Jim Garrison did no more to "refute the WC Report" than my grandmother or my cat.

Garrison utilized Clay Shaw as his personal "patsy", with Garrison using Shaw as a reason for going after the Warren Commission in a court of law. Garrison was despicable.

It's remarkable to see so many people still wanting to treat Garrison like a savior and a person who somehow proved ANYTHING conspiratorial with respect to the JFK assassination....when, in fact, Jim Garrison did NOTHING to discredit the Warren Commission or the Warren Report.

In fact, if anything, Jim Garrison made the Warren Report's conclusions even stronger and more definitive.

How so?

By proving to the world that the only way to take someone to trial on a charge of conspiracy to murder President John F. Kennedy is to severely distort and misrepresent the evidence in the case and to place on trial an innocent man named Clay Laverne Shaw.

I mean, come on, Jim Garrison was actually silly enough to utter the following totally false and downright goofy remarks on national television in 1968:

"They [the Warren Commission] concluded that Lee Oswald was the lone assassin....and the evidence is clear that Oswald never fired a shot....never fired a shot." -- J. Garrison; January 31, 1968

"There is no 'overwhelming' evidence that Oswald shot from the Book Depository. The only evidence available indicates that he did NOT." -- J. Garrison; 1/31/68

"There was never an investigation. .... I'm not at all impressed with the fact that they [the Warren Commission] could find no evidence of a conspiracy. After going through their inquiry, I doubt if they could find a streetcar if they had a transfer in their hands and it was pointed out to them." -- J. Garrison; 1/31/68

And one year later, on February 28, 1969, at the end of Clay Shaw's court trial in New Orleans, Garrison tried to convince a jury that Mr. Shaw was guilty of conspiracy to murder the President of the United States, even though Garrison only mentioned Shaw's name ONE TIME during his final summation, when he told the jury: "You are here sitting in judgment on Clay Shaw."

But, of course, the jury already knew that. (Duh.)

But in his CLOSING ARGUMENTS to the jury (i.e., his FINAL SALVO, his LAST CHANCE to speak to those jurors), he didn't ONCE say to the jury something like this:

Ladies and gentlemen of the jury, this defendant, Clay L. Shaw, has been proven guilty here in this New Orleans courtroom! There can be no doubt about Mr. Shaw's guilt in this case! From that witness stand, you heard witness after witness testifying to the fact that this defendant, Clay Shaw, willingly participated in a plot to murder President Kennedy in 1963! There can be no question, ladies and gentlemen, that Clay Shaw is GUILTY OF THE CHARGE FOR WHICH HE IS ON TRIAL TODAY--conspiracy to commit murder!
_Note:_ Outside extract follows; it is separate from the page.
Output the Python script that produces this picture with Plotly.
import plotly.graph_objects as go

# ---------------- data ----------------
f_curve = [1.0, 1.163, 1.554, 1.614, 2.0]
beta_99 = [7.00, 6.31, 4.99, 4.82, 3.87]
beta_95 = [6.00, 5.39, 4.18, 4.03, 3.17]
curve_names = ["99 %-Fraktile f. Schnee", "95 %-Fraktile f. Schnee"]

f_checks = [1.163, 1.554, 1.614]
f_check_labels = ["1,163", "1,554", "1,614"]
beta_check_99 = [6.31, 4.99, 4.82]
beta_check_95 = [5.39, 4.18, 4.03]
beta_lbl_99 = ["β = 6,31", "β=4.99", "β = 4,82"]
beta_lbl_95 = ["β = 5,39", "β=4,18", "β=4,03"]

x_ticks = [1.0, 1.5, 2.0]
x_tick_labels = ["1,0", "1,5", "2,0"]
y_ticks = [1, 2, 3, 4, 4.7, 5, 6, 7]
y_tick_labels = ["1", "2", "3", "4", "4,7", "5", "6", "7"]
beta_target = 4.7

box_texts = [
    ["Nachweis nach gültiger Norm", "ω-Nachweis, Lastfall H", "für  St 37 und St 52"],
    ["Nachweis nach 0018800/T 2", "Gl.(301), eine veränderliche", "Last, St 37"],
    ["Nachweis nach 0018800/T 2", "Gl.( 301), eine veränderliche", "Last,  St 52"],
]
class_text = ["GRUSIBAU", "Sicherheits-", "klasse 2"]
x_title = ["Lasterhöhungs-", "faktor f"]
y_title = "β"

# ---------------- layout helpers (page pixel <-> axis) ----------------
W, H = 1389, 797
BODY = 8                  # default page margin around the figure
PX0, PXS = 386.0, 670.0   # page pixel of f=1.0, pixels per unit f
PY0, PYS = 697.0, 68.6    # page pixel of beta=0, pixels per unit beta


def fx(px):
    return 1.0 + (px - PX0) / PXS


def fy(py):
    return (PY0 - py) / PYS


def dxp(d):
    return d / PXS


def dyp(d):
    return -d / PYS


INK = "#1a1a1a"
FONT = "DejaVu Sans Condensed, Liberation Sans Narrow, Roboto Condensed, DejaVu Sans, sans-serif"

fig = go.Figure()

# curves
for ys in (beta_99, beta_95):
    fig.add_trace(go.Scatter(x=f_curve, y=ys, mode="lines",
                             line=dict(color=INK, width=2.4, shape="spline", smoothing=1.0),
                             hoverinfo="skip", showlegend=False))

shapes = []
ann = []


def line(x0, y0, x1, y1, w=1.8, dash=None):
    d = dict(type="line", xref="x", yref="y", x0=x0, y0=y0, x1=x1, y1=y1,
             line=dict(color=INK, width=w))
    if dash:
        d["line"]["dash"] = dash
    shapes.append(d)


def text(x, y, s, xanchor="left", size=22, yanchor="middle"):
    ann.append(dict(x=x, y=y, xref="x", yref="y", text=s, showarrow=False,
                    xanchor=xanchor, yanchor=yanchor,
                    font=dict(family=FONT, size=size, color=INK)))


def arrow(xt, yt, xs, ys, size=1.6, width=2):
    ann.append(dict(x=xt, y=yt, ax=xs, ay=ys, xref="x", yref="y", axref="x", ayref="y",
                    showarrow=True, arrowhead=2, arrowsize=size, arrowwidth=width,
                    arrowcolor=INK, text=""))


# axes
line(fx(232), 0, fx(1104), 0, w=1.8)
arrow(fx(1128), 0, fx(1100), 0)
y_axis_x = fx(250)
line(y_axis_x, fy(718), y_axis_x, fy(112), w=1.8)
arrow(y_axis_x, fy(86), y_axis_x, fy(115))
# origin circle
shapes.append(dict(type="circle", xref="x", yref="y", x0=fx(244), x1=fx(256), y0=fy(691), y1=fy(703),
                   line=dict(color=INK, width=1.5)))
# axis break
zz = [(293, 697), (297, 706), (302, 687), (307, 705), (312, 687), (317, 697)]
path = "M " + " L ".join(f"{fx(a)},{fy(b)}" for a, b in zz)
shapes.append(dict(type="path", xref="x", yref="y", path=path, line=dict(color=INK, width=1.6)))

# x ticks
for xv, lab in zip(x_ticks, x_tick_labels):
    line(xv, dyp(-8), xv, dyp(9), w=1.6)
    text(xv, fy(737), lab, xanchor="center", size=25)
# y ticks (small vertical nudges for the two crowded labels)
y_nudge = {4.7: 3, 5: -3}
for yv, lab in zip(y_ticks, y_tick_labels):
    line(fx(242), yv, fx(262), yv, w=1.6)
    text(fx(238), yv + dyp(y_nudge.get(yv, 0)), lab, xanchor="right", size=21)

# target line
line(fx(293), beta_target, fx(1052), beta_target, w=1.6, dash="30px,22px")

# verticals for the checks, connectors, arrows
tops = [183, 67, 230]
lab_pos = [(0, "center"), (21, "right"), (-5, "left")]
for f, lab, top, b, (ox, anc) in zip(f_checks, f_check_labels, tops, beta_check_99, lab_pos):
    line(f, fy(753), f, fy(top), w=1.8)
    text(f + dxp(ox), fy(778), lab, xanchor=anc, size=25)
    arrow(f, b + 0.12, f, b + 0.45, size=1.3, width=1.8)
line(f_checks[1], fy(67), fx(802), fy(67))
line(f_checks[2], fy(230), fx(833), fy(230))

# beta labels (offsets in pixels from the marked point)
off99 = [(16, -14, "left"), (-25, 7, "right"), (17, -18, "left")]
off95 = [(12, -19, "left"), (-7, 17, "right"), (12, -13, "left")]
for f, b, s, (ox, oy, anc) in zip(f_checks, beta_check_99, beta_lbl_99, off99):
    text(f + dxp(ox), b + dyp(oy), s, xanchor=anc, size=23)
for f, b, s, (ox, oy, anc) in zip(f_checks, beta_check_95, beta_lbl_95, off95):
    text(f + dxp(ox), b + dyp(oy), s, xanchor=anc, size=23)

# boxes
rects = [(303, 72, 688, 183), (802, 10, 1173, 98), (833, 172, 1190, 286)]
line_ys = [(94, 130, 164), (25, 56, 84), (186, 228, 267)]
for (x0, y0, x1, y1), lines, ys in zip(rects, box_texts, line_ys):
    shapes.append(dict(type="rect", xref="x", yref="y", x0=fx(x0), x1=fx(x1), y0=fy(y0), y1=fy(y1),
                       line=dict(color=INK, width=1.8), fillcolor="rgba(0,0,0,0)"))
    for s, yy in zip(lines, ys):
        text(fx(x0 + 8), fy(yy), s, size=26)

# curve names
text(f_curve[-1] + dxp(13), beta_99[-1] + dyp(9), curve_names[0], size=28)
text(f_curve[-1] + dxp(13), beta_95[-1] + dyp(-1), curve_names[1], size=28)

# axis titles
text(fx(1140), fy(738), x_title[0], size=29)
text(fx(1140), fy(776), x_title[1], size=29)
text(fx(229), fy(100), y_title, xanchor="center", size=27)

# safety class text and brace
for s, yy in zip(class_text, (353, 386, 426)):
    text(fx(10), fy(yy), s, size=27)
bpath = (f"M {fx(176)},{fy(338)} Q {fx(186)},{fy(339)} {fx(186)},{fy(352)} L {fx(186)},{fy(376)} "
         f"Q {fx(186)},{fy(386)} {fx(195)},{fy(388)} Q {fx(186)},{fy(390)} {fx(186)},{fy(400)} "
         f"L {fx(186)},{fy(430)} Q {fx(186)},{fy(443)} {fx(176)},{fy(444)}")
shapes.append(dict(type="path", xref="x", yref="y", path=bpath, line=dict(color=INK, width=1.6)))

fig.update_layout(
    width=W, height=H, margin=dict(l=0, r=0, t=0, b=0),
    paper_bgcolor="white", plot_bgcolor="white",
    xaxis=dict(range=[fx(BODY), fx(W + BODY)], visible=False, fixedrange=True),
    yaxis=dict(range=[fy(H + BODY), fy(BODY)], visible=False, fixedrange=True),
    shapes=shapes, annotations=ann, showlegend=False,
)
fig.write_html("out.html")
Doesn't it even bother people like Jim DiEugenio and Aaron Hirshberg that Jim Garrison didn't say anything remotely close to the kind of remarks I just simulated above?
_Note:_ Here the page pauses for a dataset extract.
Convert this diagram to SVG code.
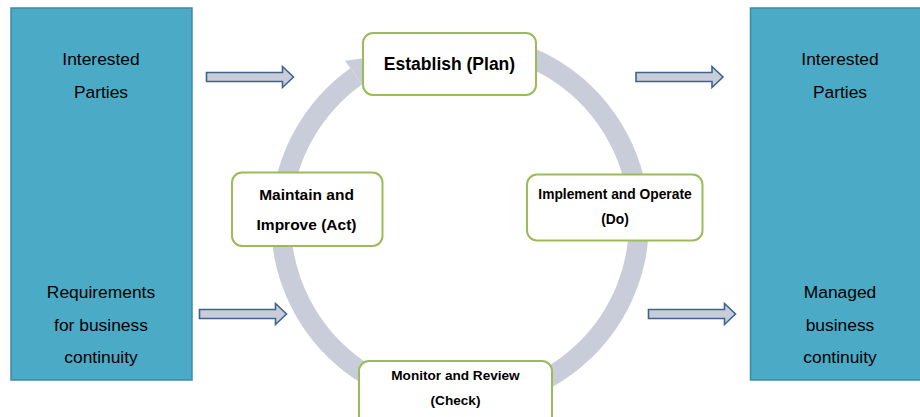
<svg xmlns="http://www.w3.org/2000/svg" width="920" height="417" viewBox="0 0 920 417">
<defs>
<style>
.blue{fill:#4BAAC6;stroke:#3A8CA4;stroke-width:1.5}
.step{fill:#FFFFFF;stroke:#9BBB59;stroke-width:2}
.bt{font-family:"Liberation Sans",Arial,sans-serif;font-size:17.4px;fill:#000;text-anchor:middle}
.st{font-family:"Liberation Sans",Arial,sans-serif;font-weight:bold;fill:#000;text-anchor:middle}
.ring{fill:none;stroke:#C9CDD9;stroke-width:20}
.ringhead{fill:#C9CDD9}
.blk{fill:#C9CDD9;stroke:#3E6391;stroke-width:1.6}
</style>
<path id="blockArrow" d="M0,-4.5 H76 V-10.5 L87,0 L76,10.5 V4.5 H0 Z"/>
</defs>
<rect width="920" height="417" fill="#FFFFFF"/>
<g id="connectors">
<path class="ring" d="M475.6,43.7 A179,179 0 1 1 356.1,76.3"/>
<polygon class="ringhead" points="345,60.8 398.8,53.8 367.1,91.7"/>
<use href="#blockArrow" class="blk" transform="translate(206.5,77)"/>
<use href="#blockArrow" class="blk" transform="translate(199.5,314)"/>
<use href="#blockArrow" class="blk" transform="translate(636,77)"/>
<use href="#blockArrow" class="blk" transform="translate(648.5,314)"/>
</g>
<g id="left-box">
<rect class="blue" x="11" y="8" width="181" height="372"/>
<text class="bt" x="101" y="65">Interested</text>
<text class="bt" x="101" y="97.5">Parties</text>
<text class="bt" x="101" y="298">Requirements</text>
<text class="bt" x="101" y="330.5">for business</text>
<text class="bt" x="101" y="363">continuity</text>
</g>
<g id="right-box">
<rect class="blue" x="750.5" y="8" width="180" height="372"/>
<text class="bt" x="840" y="65">Interested</text>
<text class="bt" x="840" y="97.5">Parties</text>
<text class="bt" x="840" y="298">Managed</text>
<text class="bt" x="840" y="330.5">business</text>
<text class="bt" x="840" y="363">continuity</text>
</g>
<g id="establish">
<rect class="step" x="363" y="33" width="173" height="62" rx="10"/>
<text class="st" x="449.5" y="69.5" font-size="17.5">Establish (Plan)</text>
</g>
<g id="implement">
<rect class="step" x="527" y="174.5" width="175.5" height="66" rx="10"/>
<text class="st" x="615" y="198.5" font-size="13.8">Implement and Operate</text>
<text class="st" x="615" y="224" font-size="13.8">(Do)</text>
</g>
<g id="monitor">
<rect class="step" x="359" y="361" width="193" height="66" rx="10"/>
<text class="st" x="455.5" y="379.5" font-size="13.6">Monitor and Review</text>
<text class="st" x="455.5" y="404.5" font-size="13.6">(Check)</text>
</g>
<g id="maintain">
<rect class="step" x="232" y="172.5" width="150.5" height="73.5" rx="10"/>
<text class="st" x="306.5" y="199.5" font-size="15.5">Maintain and</text>
<text class="st" x="306.5" y="229.5" font-size="15.5">Improve (Act)</text>
</g>
</svg>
And the type of argument I simulated above is, of course, just exactly the kind of remarks that ANY prosecutor would have made to a jury in his closing arguments to that jury if that prosecutor had a strong case to support the guilt of the defendant.

Don't people like James DiEugenio and Aaron Hirshberg and Joan Mellen (et al) wonder why Mr. Garrison never ONCE told the jury in New Orleans on February 28, 1969, that the man who was on trial in that courtroom had been PROVEN GUILTY during the trial?

If such a thing doesn't make the Garrison fans of the Earth squirm a little bit in their own seats, then I'd have to ask: Why the hell not?